=== WHAT THE TASK ASKS ===
Could the lines from the start of the data through the line with "SP_T = [17.6, 14.8, 11.3, 8.18, 5.47, 3.83, 2.80]" be set down exactly, with no pictures among them?
— BEGIN DATA EXCERPT —
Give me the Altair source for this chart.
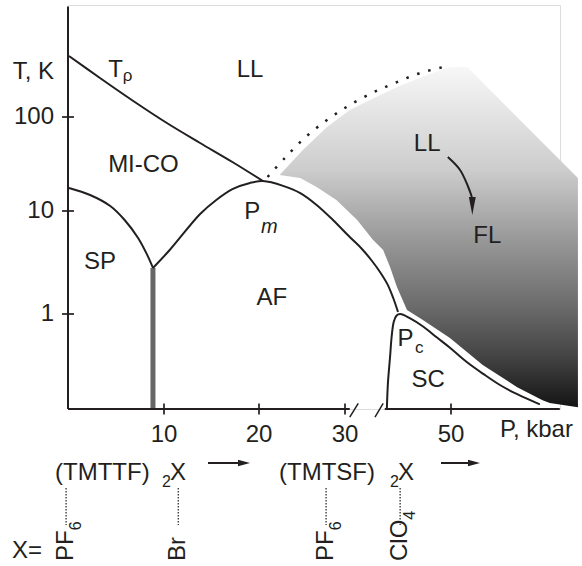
import altair as alt
import pandas as pd

INK = "#231f20"
FONT = "Liberation Sans"

# ---------------- phase boundaries (pressure in kbar, temperature in K) ----------------
# T_rho crossover between the Luttinger liquid and the charge-ordered Mott insulator
TRHO_P = [0.1, 3.33, 6.8, 10.3, 13.8, 17.2, 20.47]
TRHO_T = [446, 260, 148, 86.3, 52.9, 33.2, 20.8]

# spin-Peierls transition line
SP_P = [0.1, 2.3, 4.4, 5.9, 7.3, 8.2, 8.85]
SP_T = [17.6, 14.8, 11.3, 8.18, 5.47, 3.83, 2.80]

# antiferromagnetic (SDW) dome
AF_P = [8.85, 10.6, 13.8, 15.5, 17.2, 19.05, 20.47, 22.8, 24.8, 26.7, 28.6, 30.9,
        33.2, 35.1, 36.6, 38.0, 39.1, 40.0]
AF_T = [2.80, 4.18, 9.35, 13.1, 17.1, 19.9, 20.8, 18.5, 15.5, 11.6, 8.18, 5.59,
        4.28, 3.27, 2.56, 1.95, 1.43, 1.046]

# superconducting dome
SC_P = [37.9, 38.1, 38.5, 38.8, 39.2, 39.7, 40.4, 42.3, 44.8, 47.3, 49.8, 51.7,
        53.6, 55.4, 57.3, 59.8]
SC_T = [0.122, 0.214, 0.383, 0.602, 0.842, 0.963, 1.0, 0.908, 0.753, 0.594, 0.471,
        0.344, 0.261, 0.205, 0.167, 0.133]

# dotted deconfinement line
DOT_P = [21.0, 23.0, 25.3, 27.9, 30.6, 35.1, 39.4, 44.2, 49.4]
DOT_T = [23.0, 36.6, 59.8, 92.9, 131, 180, 230, 294, 349]

# outline of the shaded LL -> FL crossover region
FL_P = [22.4, 25.1, 27.9, 30.9, 34.7, 39.8, 45.5, 49.8, 51.8, 64.0, 64.0, 60.9, 60.1,
        57.3, 53.5, 49.8, 44.7, 41.7, 39.8, 38.5, 37.2, 35.3, 32.3, 29.0, 26.7, 24.8]
FL_T = [24.2, 44.6, 78.3, 119, 152, 208, 280, 340, 340, 22.4, 0.125, 0.137, 0.146,
        0.195, 0.32, 0.585, 0.875, 1.093, 1.83, 2.86, 4.18, 5.23, 8.18, 13.1, 18.0, 22.4]

# spin-Peierls / AF boundary (vertical bar)
BR_P = 8.85
BR_T = [2.80, 0.12]

# curved LL -> FL arrow
ARROW_P = [49.4, 51.0, 51.9, 52.3]
ARROW_T = [37.5, 27.3, 18.0, 14.1]
ARROW_HEAD = (52.35, 11.3)

# axes
T_MIN, T_MAX = 0.12, 1500
P_TICKS = [10, 20, 30, 50]
T_TICKS = [1, 10, 100]
T_TICK_LABELS = ["1", "10", "100"]
AXIS_LEFT = (0, 30.9)
AXIS_RIGHT = (37.5, 62)
BREAKS_P = [30.9, 35.66]
BREAKS_P2 = [32.5, 37.2]
BREAK_T = (0.1, 0.136)

# region labels
REGION_TEXT = ["LL", "MI-CO", "SP", "AF", "LL", "FL", "SC", "T", "P", "P"]
REGION_P = [19.05, 7.86, 3.33, 21.5, 45.5, 54.0, 45.7, 4.95, 19.3, 41.4]
REGION_T = [316, 30.8, 3.2, 1.43, 51.6, 5.72, 0.229, 316, 9.7, 0.578]
SUB_TEXT = ["\u03c1", "c"]
SUB_P = [6.2, 44.0]
SUB_T = [273, 0.468]
ITALIC_TEXT = ["m"]
ITALIC_P = [21.2]
ITALIC_T = [7.0]

# compounds along the pressure axis
COMPOUND_P = [-0.2, 11.5, 27.8, 40.4]
ANION = ["PF", "Br", "PF", "ClO"]
ANION_SUB = ["6", "", "6", "4"]

# ---------------- scales ----------------
# pressure axis is compressed between 30 and 50 kbar (axis break)
x_scale = alt.Scale(domain=[0, 10, 20, 30, 50, 65], range=[0, 96, 191, 277, 383, 519],
                    nice=False, zero=False)
y_scale = alt.Scale(type="log", domain=[T_MIN, 1, 10, 100, T_MAX],
                    range=[404, 309, 206, 112, 1.5], nice=False)

# advance widths (em) used to place the rotated subscripts after their base text
ADVANCE = {"P": 0.667, "F": 0.611, "B": 0.667, "r": 0.333, "C": 0.722, "l": 0.222, "O": 0.778}


def X(field="p"):
    return alt.X(f"{field}:Q", scale=x_scale, axis=None)


def Y(field="t"):
    return alt.Y(f"{field}:Q", scale=y_scale, axis=None)


def curve(name, ps, ts):
    return pd.DataFrame({"curve": name, "i": range(len(ps)), "p": ps, "t": ts})


ONE = pd.DataFrame({"k": [0]})


def note(text, x, y, size=24, align="left", baseline="alphabetic", **kw):
    return alt.Chart(ONE).mark_text(
        text=text, fontSize=size, font=FONT, color=INK, align=align, baseline=baseline, **kw
    ).encode(x=alt.value(x), y=alt.value(y))


# ---------------- layers ----------------
shade = alt.LinearGradient(
    gradient="linear", x1=0, x2=0, y1=0, y2=1,
    stops=[
        alt.GradientStop(color="#f7f7f7", offset=0),
        alt.GradientStop(color="#cdcdcd", offset=0.3),
        alt.GradientStop(color="#9a9a9a", offset=0.5),
        alt.GradientStop(color="#6c6c6c", offset=0.7),
        alt.GradientStop(color="#444444", offset=0.85),
        alt.GradientStop(color="#141414", offset=1),
    ],
)
fl_region = alt.Chart(curve("fl", FL_P, FL_T)).mark_line(
    filled=True, fill=shade, strokeWidth=0, interpolate="linear-closed"
).encode(x=X(), y=Y(), order="i:Q")

dotted = alt.Chart(curve("dot", DOT_P, DOT_T)).mark_line(
    color=INK, strokeWidth=2.5, strokeDash=[2.5, 9], interpolate="catmull-rom"
).encode(x=X(), y=Y(), order="i:Q")

br_bar = alt.Chart(pd.DataFrame({"p": [BR_P], "t": [BR_T[0]], "t2": [BR_T[1]]})).mark_rule(
    color="#666666", strokeWidth=5
).encode(x=X(), y=Y(), y2="t2:Q")

boundaries = pd.concat([
    curve("trho", TRHO_P, TRHO_T),
    curve("sp", SP_P, SP_T),
    curve("af", AF_P, AF_T),
    curve("sc", SC_P, SC_T),
])
lines = alt.Chart(boundaries).mark_line(
    color=INK, strokeWidth=2, interpolate="catmull-rom"
).encode(x=X(), y=Y(), detail="curve:N", order="i:Q")

arrow_line = alt.Chart(curve("arrow", ARROW_P, ARROW_T)).mark_line(
    color=INK, strokeWidth=2, interpolate="catmull-rom"
).encode(x=X(), y=Y(), order="i:Q")
arrow_head = alt.Chart(pd.DataFrame({"p": [ARROW_HEAD[0]], "t": [ARROW_HEAD[1]]})).mark_point(
    shape="M-0.38,-1L0,1L0.38,-1Z", filled=True, color=INK, opacity=1, size=324, strokeWidth=0
).encode(x=X(), y=Y())

# axis lines
y_axis = alt.Chart(pd.DataFrame({"p": [0], "t": [T_MIN], "t2": [T_MAX]})).mark_rule(
    color=INK, strokeWidth=2
).encode(x=X(), y=Y(), y2="t2:Q")
x_axis = alt.Chart(pd.DataFrame({
    "p": [AXIS_LEFT[0], AXIS_RIGHT[0]], "p2": [AXIS_LEFT[1], AXIS_RIGHT[1]], "t": [T_MIN, T_MIN]
})).mark_rule(color=INK, strokeWidth=2).encode(x=X(), x2="p2:Q", y=Y())
breaks = alt.Chart(pd.DataFrame({
    "p": BREAKS_P, "p2": BREAKS_P2, "t": [BREAK_T[0]] * 2, "t2": [BREAK_T[1]] * 2
})).mark_rule(color=INK, strokeWidth=1.5).encode(x=X(), x2="p2:Q", y=Y(), y2="t2:Q")

x_ticks = alt.Chart(pd.DataFrame({"p": P_TICKS, "t": [T_MIN] * len(P_TICKS)})).mark_tick(
    orient="vertical", size=11, thickness=1.7, color=INK, opacity=1
).encode(x=X(), y=Y())
y_ticks = alt.Chart(pd.DataFrame({"p": [0] * len(T_TICKS), "t": T_TICKS})).mark_tick(
    orient="horizontal", size=12, thickness=1.7, color=INK, opacity=1
).encode(x=X(), y=Y())

x_labels = alt.Chart(pd.DataFrame({"p": P_TICKS, "label": [str(v) for v in P_TICKS]})).mark_text(
    fontSize=24, font=FONT, color=INK, align="center", baseline="alphabetic"
).encode(x=X(), y=alt.value(437), text="label:N")
y_labels = alt.Chart(pd.DataFrame({"t": T_TICKS, "label": T_TICK_LABELS})).mark_text(
    fontSize=24, font=FONT, color=INK, align="right", baseline="middle"
).encode(x=alt.value(-14), y=Y(), text="label:N")

regions = alt.Chart(pd.DataFrame({"p": REGION_P, "t": REGION_T, "label": REGION_TEXT})).mark_text(
    fontSize=24, font=FONT, color=INK, align="center", baseline="middle"
).encode(x=X(), y=Y(), text="label:N")
subs = alt.Chart(pd.DataFrame({"p": SUB_P, "t": SUB_T, "label": SUB_TEXT})).mark_text(
    fontSize=17, font=FONT, color=INK, align="center", baseline="middle"
).encode(x=X(), y=Y(), text="label:N")
italics = alt.Chart(pd.DataFrame({"p": ITALIC_P, "t": ITALIC_T, "label": ITALIC_TEXT})).mark_text(
    fontSize=20, font=FONT, fontStyle="italic", color=INK, align="center", baseline="middle"
).encode(x=X(), y=Y(), text="label:N")

# compound markers below the pressure axis
ANION_BASE_Y = 556
compounds = pd.DataFrame({"p": COMPOUND_P, "anion": ANION})
markers = alt.Chart(compounds).mark_rule(
    color=INK, strokeWidth=1.2, strokeDash=[1.5, 1.5]
).encode(x=X(), y=alt.value(483), y2=alt.value(520))
anions = alt.Chart(compounds).mark_text(
    fontSize=24, font=FONT, color=INK, angle=270, align="left", baseline="middle"
).encode(x=X(), y=alt.value(ANION_BASE_Y), text="anion:N")

anion_subs = []
for p, base, sub in zip(COMPOUND_P, ANION, ANION_SUB):
    if not sub:
        continue
    length = sum(ADVANCE[c] for c in base) * 24
    anion_subs.append(
        alt.Chart(pd.DataFrame({"p": [p]})).mark_text(
            text=sub, fontSize=16, font=FONT, color=INK, angle=270,
            align="left", baseline="middle", dy=10
        ).encode(x=X(), y=alt.value(ANION_BASE_Y - length))
    )


def arrow_right(x0, x1, y):
    shaft = alt.Chart(ONE).mark_rule(color=INK, strokeWidth=2).encode(
        x=alt.value(x0), x2=alt.value(x1 - 8), y=alt.value(y))
    head = alt.Chart(ONE).mark_point(
        shape="M-1,-0.55L1,0L-1,0.55Z", filled=True, color=INK, opacity=1, size=144, strokeWidth=0
    ).encode(x=alt.value(x1 - 6), y=alt.value(y))
    return shaft + head


texts = [
    note("T, K", -14, 74, align="right"),
    note("P, kbar", 432, 432),
    note("(TMTTF)", -13, 475),
    note("2", 94, 482, size=16),
    note("X", 102, 475),
    note("(TMTSF)", 211, 475),
    note("2", 322, 482, size=16),
    note("X", 330, 475),
    note("X=", -56, 553),
]

chart = alt.layer(
    fl_region, dotted, br_bar, lines, arrow_line, arrow_head,
    y_axis, x_axis, breaks, x_ticks, y_ticks,
    x_labels, y_labels, regions, subs, italics,
    markers, anions, *anion_subs,
    arrow_right(140, 182, 458), arrow_right(373, 412, 458),
    *texts,
).properties(
    width=492, height=404,
    autosize=alt.AutoSizeParams(type="none"),
    padding={"left": 68, "top": 5, "right": 22, "bottom": 157},
).configure_view(stroke="transparent").configure(background="white")

chart.save("out.html", embed_options={"renderer": "svg", "actions": False})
— END DATA EXCERPT —
=== OUTPUT OF THE EXERCISE ===
Give me the Altair source for this chart.
import altair as alt
import pandas as pd

INK = "#231f20"
FONT = "Liberation Sans"

# ---------------- phase boundaries (pressure in kbar, temperature in K) ----------------
# T_rho crossover between the Luttinger liquid and the charge-ordered Mott insulator
TRHO_P = [0.1, 3.33, 6.8, 10.3, 13.8, 17.2, 20.47]
TRHO_T = [446, 260, 148, 86.3, 52.9, 33.2, 20.8]

# spin-Peierls transition line
SP_P = [0.1, 2.3, 4.4, 5.9, 7.3, 8.2, 8.85]
SP_T = [17.6, 14.8, 11.3, 8.18, 5.47, 3.83, 2.80]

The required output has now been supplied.